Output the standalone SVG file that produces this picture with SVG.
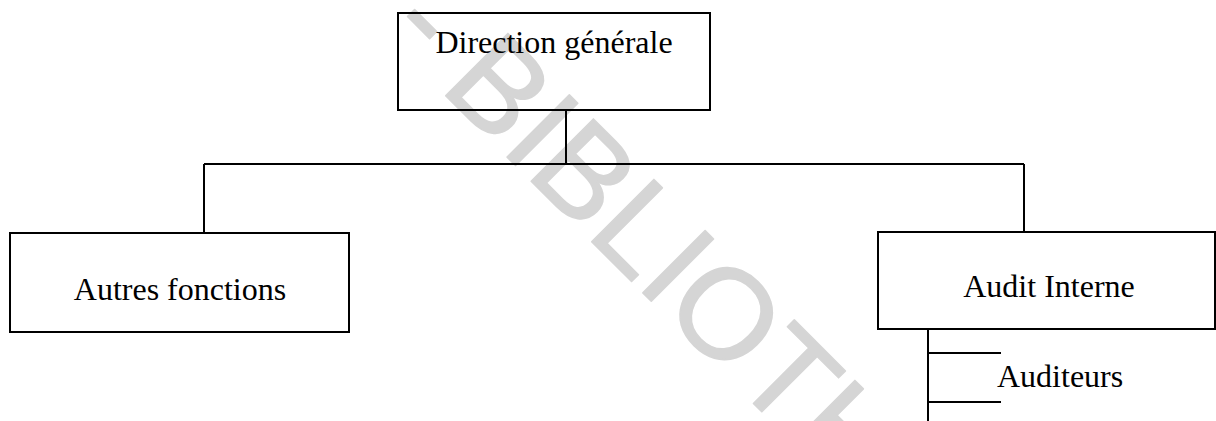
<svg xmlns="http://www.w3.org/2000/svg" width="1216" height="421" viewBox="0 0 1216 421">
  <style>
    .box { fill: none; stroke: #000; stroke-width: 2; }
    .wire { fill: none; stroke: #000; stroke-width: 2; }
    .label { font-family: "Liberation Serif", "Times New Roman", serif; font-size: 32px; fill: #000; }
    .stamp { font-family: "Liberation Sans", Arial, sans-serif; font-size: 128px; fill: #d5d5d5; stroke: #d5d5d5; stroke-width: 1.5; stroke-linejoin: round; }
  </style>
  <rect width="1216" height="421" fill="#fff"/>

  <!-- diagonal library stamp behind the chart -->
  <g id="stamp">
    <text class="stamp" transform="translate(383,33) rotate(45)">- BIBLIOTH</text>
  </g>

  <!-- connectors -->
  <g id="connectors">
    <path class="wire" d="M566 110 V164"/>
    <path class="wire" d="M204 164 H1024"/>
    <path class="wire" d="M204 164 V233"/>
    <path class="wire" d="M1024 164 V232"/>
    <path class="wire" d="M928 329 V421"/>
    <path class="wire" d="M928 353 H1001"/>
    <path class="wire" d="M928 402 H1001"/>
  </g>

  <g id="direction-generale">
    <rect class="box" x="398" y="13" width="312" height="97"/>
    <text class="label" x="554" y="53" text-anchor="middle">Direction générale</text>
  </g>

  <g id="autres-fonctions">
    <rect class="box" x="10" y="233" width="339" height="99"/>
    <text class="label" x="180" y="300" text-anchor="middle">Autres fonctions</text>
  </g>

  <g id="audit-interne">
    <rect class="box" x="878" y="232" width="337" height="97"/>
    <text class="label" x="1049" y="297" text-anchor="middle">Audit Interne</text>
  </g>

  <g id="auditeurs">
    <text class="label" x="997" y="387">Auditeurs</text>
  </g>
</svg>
┄┄┄┄┄┄┄┄┄┄
§ Instructions for the task:
Make an exact copy of all the material, but keep the pictures out of it.

§ Solved problem:
Output the standalone SVG file that produces this picture with SVG.
<svg xmlns="http://www.w3.org/2000/svg" width="1216" height="421" viewBox="0 0 1216 421">
  <style>
    .box { fill: none; stroke: #000; stroke-width: 2; }
    .wire { fill: none; stroke: #000; stroke-width: 2; }
    .label { font-family: "Liberation Serif", "Times New Roman", serif; font-size: 32px; fill: #000; }
    .stamp { font-family: "Liberation Sans", Arial, sans-serif; font-size: 128px; fill: #d5d5d5; stroke: #d5d5d5; stroke-width: 1.5; stroke-linejoin: round; }
  </style>
  <rect width="1216" height="421" fill="#fff"/>

  <!-- diagonal library stamp behind the chart -->
  <g id="stamp">
    <text class="stamp" transform="translate(383,33) rotate(45)">- BIBLIOTH</text>
  </g>

  <!-- connectors -->
  <g id="connectors">
    <path class="wire" d="M566 110 V164"/>
    <path class="wire" d="M204 164 H1024"/>
    <path class="wire" d="M204 164 V233"/>
    <path class="wire" d="M1024 164 V232"/>
    <path class="wire" d="M928 329 V421"/>
    <path class="wire" d="M928 353 H1001"/>
    <path class="wire" d="M928 402 H1001"/>
  </g>

  <g id="direction-generale">
    <rect class="box" x="398" y="13" width="312" height="97"/>
    <text class="label" x="554" y="53" text-anchor="middle">Direction générale</text>
  </g>

  <g id="autres-fonctions">
    <rect class="box" x="10" y="233" width="339" height="99"/>
    <text class="label" x="180" y="300" text-anchor="middle">Autres fonctions</text>
  </g>

  <g id="audit-interne">
    <rect class="box" x="878" y="232" width="337" height="97"/>
    <text class="label" x="1049" y="297" text-anchor="middle">Audit Interne</text>
  </g>

  <g id="auditeurs">
    <text class="label" x="997" y="387">Auditeurs</text>
  </g>
</svg>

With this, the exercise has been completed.